- _WHAT YOU ARE ASKED TO DO_
Output the material word for word. Leave each picture out.

"""

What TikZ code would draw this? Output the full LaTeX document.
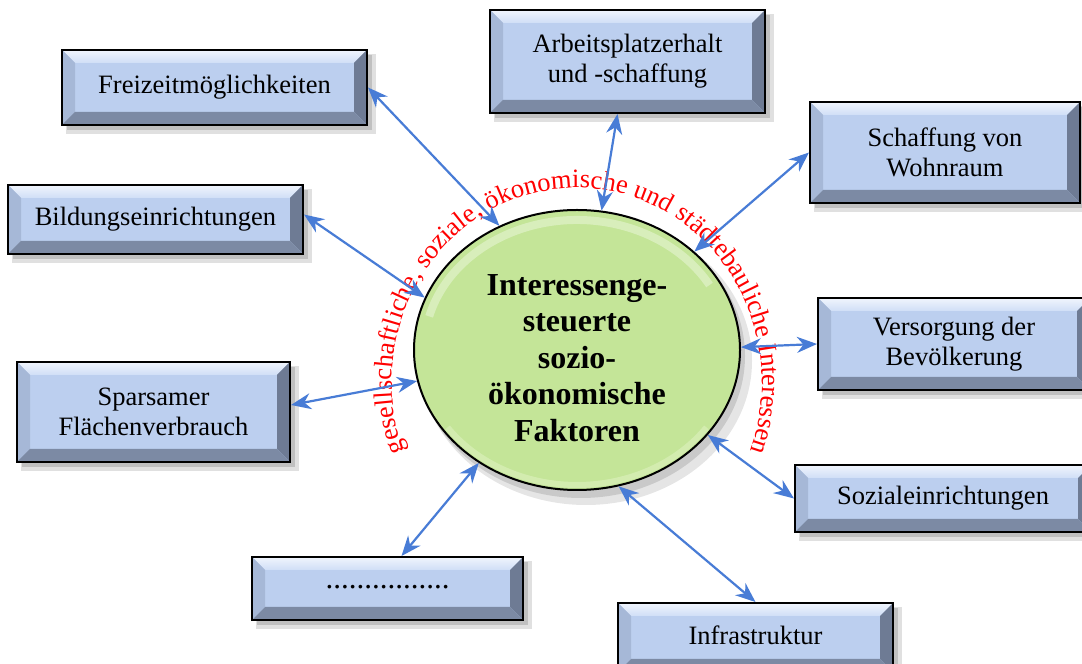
\documentclass[tikz,border=0pt]{standalone}
\usepackage{fontspec}
\setmainfont{Liberation Serif}
\usetikzlibrary{shapes.geometric,arrows.meta,decorations.text,calc}

\definecolor{facec}{RGB}{188,207,239}
\definecolor{topca}{RGB}{240,245,253}
\definecolor{topcb}{RGB}{208,222,246}
\definecolor{leftc}{RGB}{166,184,215}
\definecolor{rightc}{RGB}{110,123,148}
\definecolor{botc}{RGB}{124,138,164}
\definecolor{hubc}{RGB}{196,229,152}
\definecolor{hubrim}{RGB}{218,240,186}
\definecolor{linkc}{RGB}{72,124,214}

% bevel width of the framed boxes
\newcommand\bv{13}
% framed bevel box: name, x1, y1, x2, y2, label
\newcommand\bevbox[6]{%
  \fill[black,opacity=.12] (#2+4,#3-9) rectangle (#4+9,#5-4);
  \fill[black,opacity=.14] (#2+5,#3-5) rectangle (#4+5,#5-5);
  \fill[facec] (#2,#3) rectangle (#4,#5);
  \shade[top color=topca,bottom color=topcb] (#2,#5) -- (#4,#5) -- (#4-\bv,#5-\bv) -- (#2+\bv,#5-\bv) -- cycle;
  \fill[leftc] (#2,#3) -- (#2,#5) -- (#2+\bv,#5-\bv) -- (#2+\bv,#3+\bv) -- cycle;
  \fill[rightc] (#4,#3) -- (#4,#5) -- (#4-\bv,#5-\bv) -- (#4-\bv,#3+\bv) -- cycle;
  \fill[botc] (#2,#3) -- (#4,#3) -- (#4-\bv,#3+\bv) -- (#2+\bv,#3+\bv) -- cycle;
  \node[boxlabel, minimum width={#4-(#2)}, minimum height={#5-(#3)}] (#1) at ({(#2+#4)/2},{(#3+#5)/2}) {#6};
}

\begin{document}
\begin{tikzpicture}[x=1pt,y=1pt,
  boxlabel/.style={draw=black, line width=2pt, inner sep=0pt, align=center,
    font=\fontsize{26.5}{30}\selectfont},
  hub/.style={ellipse, draw=black, line width=2pt, fill=hubc, inner sep=0pt,
    minimum width=326pt, minimum height=280pt},
  hubtext/.style={align=center, font=\bfseries\fontsize{32}{36.5}\selectfont},
  link/.style={draw=linkc, line width=2.2pt, <->, >={Stealth[length=20pt,width=16pt]}}]

\useasboundingbox (0,0) rectangle (1082,664);
\fill[white] (0,0) rectangle (1082,664);

% central ellipse with its shadow, light rim and top highlight
\fill[black,opacity=.10] (586,303) ellipse [x radius=166, y radius=144];
\fill[black,opacity=.12] (581,308) ellipse [x radius=164, y radius=142];
\node[hub] (hub) at (577,314) {};
\draw[hubrim,opacity=.7,line width=6pt] ($(hub.center)+(215:158 and 135)$)
  arc[start angle=215,end angle=325,x radius=158,y radius=135];
\draw[white,opacity=.35,line width=8pt] ($(hub.center)+(165:153 and 130)$)
  arc[start angle=165,end angle=30,x radius=153,y radius=130];
\node[hubtext] (hubtxt) at (577,306) {Interessenge-\\steuerte\\sozio-\\ökonomische\\Faktoren};

% surrounding boxes
\bevbox{freizeit}{62}{539}{367}{614}{Freizeitmöglichkeiten}
\bevbox{arbeit}{490}{551}{765}{654}{Arbeitsplatzerhalt\\und -schaffung}
\bevbox{wohnraum}{810}{461}{1080}{562}{Schaffung von\\Wohnraum}
\bevbox{bildung}{8}{410}{303}{479}{Bildungseinrichtungen}
\bevbox{versorgung}{818}{274}{1090}{366}{Versorgung der\\Bevölkerung}
\bevbox{flaeche}{17}{202}{290}{302}{Sparsamer\\Flächenverbrauch}
\bevbox{sozial}{795}{132}{1091}{199}{Sozialeinrichtungen}
\bevbox{weitere}{252}{44}{523}{107}{\raisebox{4pt}{\fontsize{31}{31}\selectfont................}}
\bevbox{infra}{618}{-8}{893}{61}{\raisebox{5pt}{Infrastruktur}}

% red lettering bent around the ellipse
\path[decorate, decoration={text along path, text align=center,
  text={|\color{red}\fontsize{26.5}{26.5}\selectfont|gesellschaftliche, soziale, ökonomische und städtebauliche Interessen}}]
  ($(577,282)+(203:185 and 194)$) arc[start angle=203, end angle=-23, x radius=185, y radius=194];

% connectors
\draw[link] (freizeit.east) -- (hub.122);
\draw[link] ([xshift=-10pt]arbeit.south) -- (hub.80);
\draw[link] (wohnraum.west) -- (hub.40);
\draw[link] ([yshift=5pt]bildung.east) -- (hub.161);
\draw[link] (versorgung.west) -- (hub.1);
\draw[link] ([yshift=7pt]flaeche.east) -- (hub.191);
\draw[link] (sozial.west) -- (hub.327);
\draw[link] ([xshift=14pt]weitere.north) -- (hub.229);
\draw[link] (infra.north) -- (hub.287);
\end{tikzpicture}
\end{document}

"""

- _ANSWER TO THIS TASK_
What TikZ code would draw this? Output the full LaTeX document.
\documentclass[tikz,border=0pt]{standalone}
\usepackage{fontspec}
\setmainfont{Liberation Serif}
\usetikzlibrary{shapes.geometric,arrows.meta,decorations.text,calc}

\definecolor{facec}{RGB}{188,207,239}
\definecolor{topca}{RGB}{240,245,253}
\definecolor{topcb}{RGB}{208,222,246}
\definecolor{leftc}{RGB}{166,184,215}
\definecolor{rightc}{RGB}{110,123,148}
\definecolor{botc}{RGB}{124,138,164}
\definecolor{hubc}{RGB}{196,229,152}
\definecolor{hubrim}{RGB}{218,240,186}
\definecolor{linkc}{RGB}{72,124,214}

% bevel width of the framed boxes
\newcommand\bv{13}
% framed bevel box: name, x1, y1, x2, y2, label
\newcommand\bevbox[6]{%
  \fill[black,opacity=.12] (#2+4,#3-9) rectangle (#4+9,#5-4);
  \fill[black,opacity=.14] (#2+5,#3-5) rectangle (#4+5,#5-5);
  \fill[facec] (#2,#3) rectangle (#4,#5);
  \shade[top color=topca,bottom color=topcb] (#2,#5) -- (#4,#5) -- (#4-\bv,#5-\bv) -- (#2+\bv,#5-\bv) -- cycle;
  \fill[leftc] (#2,#3) -- (#2,#5) -- (#2+\bv,#5-\bv) -- (#2+\bv,#3+\bv) -- cycle;
  \fill[rightc] (#4,#3) -- (#4,#5) -- (#4-\bv,#5-\bv) -- (#4-\bv,#3+\bv) -- cycle;
  \fill[botc] (#2,#3) -- (#4,#3) -- (#4-\bv,#3+\bv) -- (#2+\bv,#3+\bv) -- cycle;
  \node[boxlabel, minimum width={#4-(#2)}, minimum height={#5-(#3)}] (#1) at ({(#2+#4)/2},{(#3+#5)/2}) {#6};
}

\begin{document}
\begin{tikzpicture}[x=1pt,y=1pt,
  boxlabel/.style={draw=black, line width=2pt, inner sep=0pt, align=center,
    font=\fontsize{26.5}{30}\selectfont},
  hub/.style={ellipse, draw=black, line width=2pt, fill=hubc, inner sep=0pt,
    minimum width=326pt, minimum height=280pt},
  hubtext/.style={align=center, font=\bfseries\fontsize{32}{36.5}\selectfont},
  link/.style={draw=linkc, line width=2.2pt, <->, >={Stealth[length=20pt,width=16pt]}}]

\useasboundingbox (0,0) rectangle (1082,664);
\fill[white] (0,0) rectangle (1082,664);

% central ellipse with its shadow, light rim and top highlight
\fill[black,opacity=.10] (586,303) ellipse [x radius=166, y radius=144];
\fill[black,opacity=.12] (581,308) ellipse [x radius=164, y radius=142];
\node[hub] (hub) at (577,314) {};
\draw[hubrim,opacity=.7,line width=6pt] ($(hub.center)+(215:158 and 135)$)
  arc[start angle=215,end angle=325,x radius=158,y radius=135];
\draw[white,opacity=.35,line width=8pt] ($(hub.center)+(165:153 and 130)$)
  arc[start angle=165,end angle=30,x radius=153,y radius=130];
\node[hubtext] (hubtxt) at (577,306) {Interessenge-\\steuerte\\sozio-\\ökonomische\\Faktoren};

% surrounding boxes
\bevbox{freizeit}{62}{539}{367}{614}{Freizeitmöglichkeiten}
\bevbox{arbeit}{490}{551}{765}{654}{Arbeitsplatzerhalt\\und -schaffung}
\bevbox{wohnraum}{810}{461}{1080}{562}{Schaffung von\\Wohnraum}
\bevbox{bildung}{8}{410}{303}{479}{Bildungseinrichtungen}
\bevbox{versorgung}{818}{274}{1090}{366}{Versorgung der\\Bevölkerung}
\bevbox{flaeche}{17}{202}{290}{302}{Sparsamer\\Flächenverbrauch}
\bevbox{sozial}{795}{132}{1091}{199}{Sozialeinrichtungen}
\bevbox{weitere}{252}{44}{523}{107}{\raisebox{4pt}{\fontsize{31}{31}\selectfont................}}
\bevbox{infra}{618}{-8}{893}{61}{\raisebox{5pt}{Infrastruktur}}

% red lettering bent around the ellipse
\path[decorate, decoration={text along path, text align=center,
  text={|\color{red}\fontsize{26.5}{26.5}\selectfont|gesellschaftliche, soziale, ökonomische und städtebauliche Interessen}}]
  ($(577,282)+(203:185 and 194)$) arc[start angle=203, end angle=-23, x radius=185, y radius=194];

% connectors
\draw[link] (freizeit.east) -- (hub.122);
\draw[link] ([xshift=-10pt]arbeit.south) -- (hub.80);
\draw[link] (wohnraum.west) -- (hub.40);
\draw[link] ([yshift=5pt]bildung.east) -- (hub.161);
\draw[link] (versorgung.west) -- (hub.1);
\draw[link] ([yshift=7pt]flaeche.east) -- (hub.191);
\draw[link] (sozial.west) -- (hub.327);
\draw[link] ([xshift=14pt]weitere.north) -- (hub.229);
\draw[link] (infra.north) -- (hub.287);
\end{tikzpicture}
\end{document}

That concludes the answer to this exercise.